Ce déficit de crise est réversible : les dépenses engagées pour le plan de relance ont précisément été conçues pour ne pas être pérennes et s’éteindre à la fin de 2010 au plus tard.

Les prêts seront remboursés ; dans l’intervalle, ils produisent des intérêts. Les participations sont des actifs qui seront réalisés ; dans l’intervalle, elles rapportent des dividendes.

Enfin, on sait que, pendant une année de croissance forte, les recettes fiscales, notamment l’impôt sur les sociétés, peuvent tout à fait faire apparaître des plus-values annuelles d’une dizaine de milliards d’euros par an. C’est ce que nous avons connu dans un passé récent.

Soyons clairs : même s’il doit se résorber à moyen terme, ce déficit de crise n’est ni anodin ni bénin pour autant – nul ne le dit, et certainement pas moi -, car il alourdit la dette. Chaque dépense doit donc être ciblée sur la croissance et l’emploi, et non entraîner de la dépense courante supplémentaire.

Le déficit structurel se monte, quant à lui, à environ 40 milliards d'euros.
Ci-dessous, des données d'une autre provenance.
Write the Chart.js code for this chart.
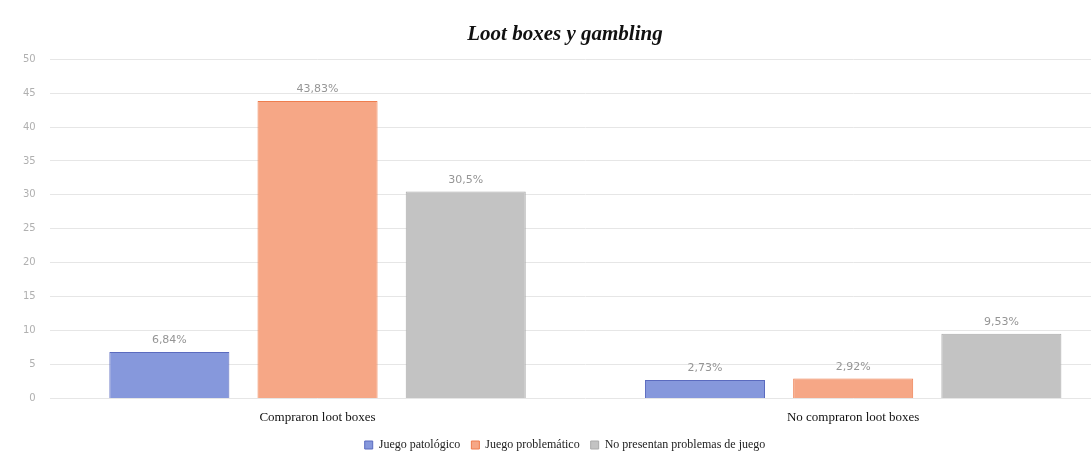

Il provient de la stratification de dépenses publiques que vous connaissez bien et qui ne sont, malheureusement, que peu remises en cause. Il n’est pas né de la crise et ne disparaîtra pas si nous ne poursuivons pas nos efforts pour maîtriser les dépenses récurrentes.

C’est pourquoi nous poursuivons la RGPP et l’ensemble des réformes structurelles. Philippe Marini, qui suit de près – il y participait encore hier soir – les travaux du comité de suivi de la RGPP peut en témoigner.